Is the Reading Eagle outsourcing its investigative reporting?

Who is Jacob Klinger?

The “correspondent” wrote a long, investigative article for the Reading Eagle about Andrew Haines, co-owner of indoor football and soccer teams that play in Reading’s downtown arena.

The subheadline: “Co-owner of indoor soccer and football teams has a history of running short-lived franchises that leave legal troubles, unpaid debts in their wake."

[The story was the big Sunday-morning front-page eye-ball grabber, but on the Eagle website, it’s oddly 20 stories down in the “Berks” section, just below the week’s PennDOT projects, and nowhere on the homepage. Either somebody has no clue how to manage the site, or the paper’s trying to bury the story!?!?]

I can’t remember the last time the major Berks County newspaper ran a story putting somebody in a less-than-favorable-light, other than people charged with crimes.

Did Klinger pitch his story to the Eagle? Is the Eagle accepting story ideas from non-staffers?

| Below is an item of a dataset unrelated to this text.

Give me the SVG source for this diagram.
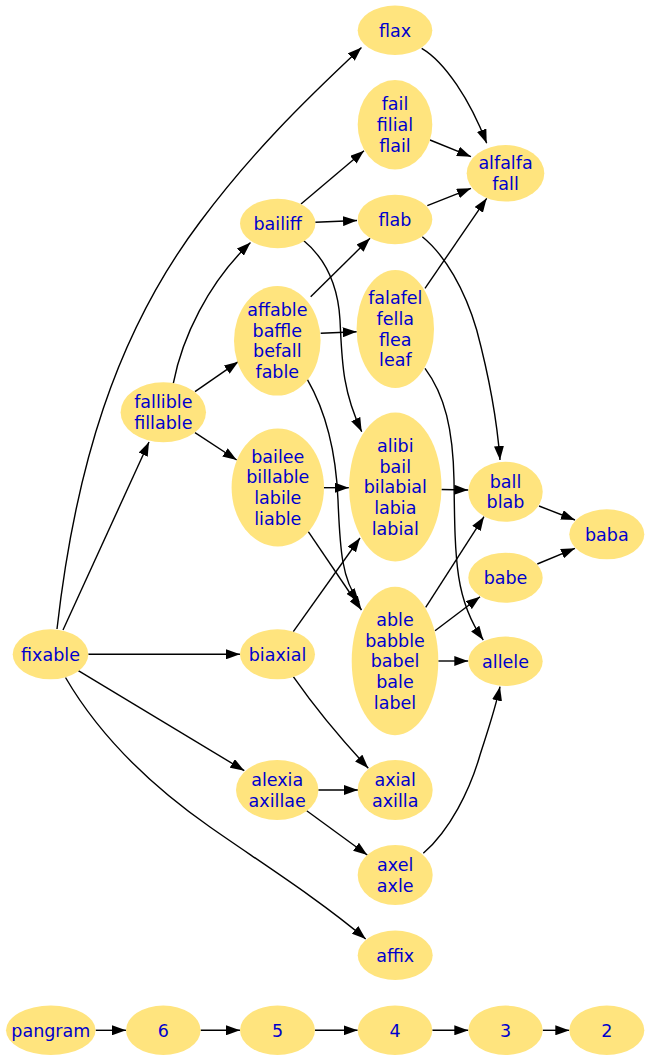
<svg xmlns="http://www.w3.org/2000/svg" width="650" height="1061" viewBox="0 0 650 1061">
<style>
.n ellipse{fill:#ffe47e;stroke:none}
.n text{font-family:"DejaVu Sans",sans-serif;font-size:17.5px;fill:#0000cd;text-anchor:middle}
#edges path{fill:none;stroke:#000;stroke-width:1.4;marker-end:url(#ah)}
</style>
<defs>
<marker id="ah" markerUnits="userSpaceOnUse" markerWidth="14" markerHeight="10" refX="14" refY="5" orient="auto" viewBox="0 0 14 10">
<path d="M0,0 L14,5 L0,10 z" fill="#000"/>
</marker>
</defs>
<rect width="650" height="1061" fill="#fff"/>
<g id="edges">
<path d="M57,629 C75,470 115,335 200,222 C250,155 300,105 361.5,47.5"/>
<path d="M63,630 L149,442"/>
<path d="M88.3,654.3 L240,654.3"/>
<path d="M78.3,670.7 L244.3,770.7"/>
<path d="M65.5,677.5 C95,728 140,778 210,827 C260,862 320,900 365.7,939"/>
<path d="M173.3,383.3 C182,338 208,283 250.5,242.5"/>
<path d="M195,391.7 L238.3,361.7"/>
<path d="M195,432.7 L236.7,460"/>
<path d="M301,204 L364,150.7"/>
<path d="M315.3,222.3 L357,220.5"/>
<path d="M303,240 C325,258 338,285 340,320 C342,360 342,390 361.7,431.7"/>
<path d="M310.7,296.7 L370,238.3"/>
<path d="M320.7,333.3 L356.7,331.7"/>
<path d="M307.3,379.3 C325,410 336,450 338,500 C340,550 342,580 359,602"/>
<path d="M324,487.7 L348.8,487.7"/>
<path d="M308.3,531.7 L361.5,610"/>
<path d="M293.3,631.7 L360,538"/>
<path d="M293.3,676.7 Q325,722 368.3,768.3"/>
<path d="M318.3,790 L358,790"/>
<path d="M306.7,810.7 L367.3,855"/>
<path d="M421.7,48.3 C445,62 470,100 486.7,143.3"/>
<path d="M430,140 L471,156.7"/>
<path d="M427.3,205.7 L471,188.3"/>
<path d="M422.3,236.7 C445,255 465,290 476.7,330 C490,380 497,420 500,460"/>
<path d="M425,288.3 L486.7,198.3"/>
<path d="M425,368.3 C445,395 453,430 454,480 C455,560 455,600 483.3,640"/>
<path d="M441.5,489.5 L468.3,490"/>
<path d="M425.7,607.3 L484,516.7"/>
<path d="M435,630.7 L480,596.7"/>
<path d="M438.3,661 L468.3,661"/>
<path d="M423.3,853.3 C450,830 470,790 480,755 C488,730 495,710 500,686.7"/>
<path d="M539,506 L575,520"/>
<path d="M537.3,564 L575,548.3"/>
<path d="M95.6,1030.3 L126,1030.3"/>
<path d="M200.6,1030.3 L240,1030.3"/>
<path d="M315,1030.3 L357.7,1030.3"/>
<path d="M432.3,1030.3 L468.3,1030.3"/>
<path d="M542.7,1030.3 L569.3,1030.3"/>
</g>
<g id="fixable" class="n"><ellipse cx="50.5" cy="654.3" rx="37.8" ry="25"/><text x="50.5" y="660.5">fixable</text></g>
<g id="fallible" class="n"><ellipse cx="163.3" cy="412.3" rx="42.7" ry="30"/><text x="163.3" y="408.2">fallible</text><text x="163.3" y="428.9">fillable</text></g>
<g id="bailiff" class="n"><ellipse cx="277.7" cy="223.5" rx="37.7" ry="24.7"/><text x="277.7" y="229.7">bailiff</text></g>
<g id="affable" class="n"><ellipse cx="277.3" cy="340.8" rx="43.3" ry="54.8"/><text x="277.3" y="316">affable</text><text x="277.3" y="336.7">baffle</text><text x="277.3" y="357.4">befall</text><text x="277.3" y="378.1">fable</text></g>
<g id="bailee" class="n"><ellipse cx="277.8" cy="487.5" rx="46.2" ry="59"/><text x="277.8" y="462.7">bailee</text><text x="277.8" y="483.4">billable</text><text x="277.8" y="504.1">labile</text><text x="277.8" y="524.8">liable</text></g>
<g id="biaxial" class="n"><ellipse cx="277.5" cy="654.3" rx="37.5" ry="25"/><text x="277.5" y="660.5">biaxial</text></g>
<g id="alexia" class="n"><ellipse cx="277.2" cy="790" rx="41.2" ry="30"/><text x="277.2" y="785.9">alexia</text><text x="277.2" y="806.6">axillae</text></g>
<g id="flax" class="n"><ellipse cx="395" cy="30.3" rx="37.3" ry="24.7"/><text x="395" y="36.5">flax</text></g>
<g id="fail" class="n"><ellipse cx="395" cy="124.7" rx="37.3" ry="44.7"/><text x="395" y="110.2">fail</text><text x="395" y="130.9">filial</text><text x="395" y="151.6">flail</text></g>
<g id="flab" class="n"><ellipse cx="395" cy="219.5" rx="37.3" ry="24.7"/><text x="395" y="225.7">flab</text></g>
<g id="falafel" class="n"><ellipse cx="395.3" cy="329" rx="38.7" ry="59"/><text x="395.3" y="304.2">falafel</text><text x="395.3" y="324.9">fella</text><text x="395.3" y="345.6">flea</text><text x="395.3" y="366.3">leaf</text></g>
<g id="alibi" class="n"><ellipse cx="395.3" cy="487" rx="46.2" ry="74.5"/><text x="395.3" y="451.8">alibi</text><text x="395.3" y="472.5">bail</text><text x="395.3" y="493.2">bilabial</text><text x="395.3" y="513.9">labia</text><text x="395.3" y="534.6">labial</text></g>
<g id="able" class="n"><ellipse cx="395" cy="661" rx="43.3" ry="74.2"/><text x="395" y="625.8">able</text><text x="395" y="646.5">babble</text><text x="395" y="667.2">babel</text><text x="395" y="687.9">bale</text><text x="395" y="708.6">label</text></g>
<g id="axial" class="n"><ellipse cx="395.2" cy="790" rx="37.5" ry="30"/><text x="395.2" y="785.9">axial</text><text x="395.2" y="806.6">axilla</text></g>
<g id="axel" class="n"><ellipse cx="395.2" cy="875" rx="37.5" ry="30"/><text x="395.2" y="870.9">axel</text><text x="395.2" y="891.6">axle</text></g>
<g id="affix" class="n"><ellipse cx="395.2" cy="955.3" rx="37.5" ry="24.7"/><text x="395.2" y="961.5">affix</text></g>
<g id="alfalfa" class="n"><ellipse cx="505.5" cy="173.3" rx="38.8" ry="28.3"/><text x="505.5" y="169.2">alfalfa</text><text x="505.5" y="189.9">fall</text></g>
<g id="ball" class="n"><ellipse cx="505.5" cy="491.7" rx="37.2" ry="30"/><text x="505.5" y="487.6">ball</text><text x="505.5" y="508.3">blab</text></g>
<g id="babe" class="n"><ellipse cx="505.5" cy="577.7" rx="37.2" ry="25"/><text x="505.5" y="583.9">babe</text></g>
<g id="allele" class="n"><ellipse cx="505.5" cy="661.3" rx="37.2" ry="24.7"/><text x="505.5" y="667.5">allele</text></g>
<g id="baba" class="n"><ellipse cx="606.8" cy="534.3" rx="37.5" ry="25"/><text x="606.8" y="540.5">baba</text></g>
<g id="pangram" class="n"><ellipse cx="50.8" cy="1030.3" rx="44.8" ry="24.7"/><text x="50.8" y="1036.5">pangram</text></g>
<g id="n6" class="n"><ellipse cx="163.3" cy="1030.3" rx="37.3" ry="24.7"/><text x="163.3" y="1036.5">6</text></g>
<g id="n5" class="n"><ellipse cx="277.5" cy="1030.3" rx="37.5" ry="24.7"/><text x="277.5" y="1036.5">5</text></g>
<g id="n4" class="n"><ellipse cx="395" cy="1030.3" rx="37.3" ry="24.7"/><text x="395" y="1036.5">4</text></g>
<g id="n3" class="n"><ellipse cx="505.5" cy="1030.3" rx="37.2" ry="24.7"/><text x="505.5" y="1036.5">3</text></g>
<g id="n2" class="n"><ellipse cx="606.8" cy="1030.3" rx="37.5" ry="24.7"/><text x="606.8" y="1036.5">2</text></g>
</svg>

Or did the Eagle hire him to write the story? Is the local newspaper outsourcing its reporting?

I know on-staff reporters like Mike Urban, Dan Kelly and Jason Brudereck have the chops to dig into stories like the one about the indoor-team owner. Dan had agood one about electricity customers getting screwed by variable pricing.

I bet they'd love to write juicier stories than they do, and the Berks paper of record has a duty to keep a stable of well-trained, experienced reporters.

This is another example of how the newspaper is opaque about how it covers our community.

I bet most papers would have added a little sidebar about who the heck Klinger is and how they got the story.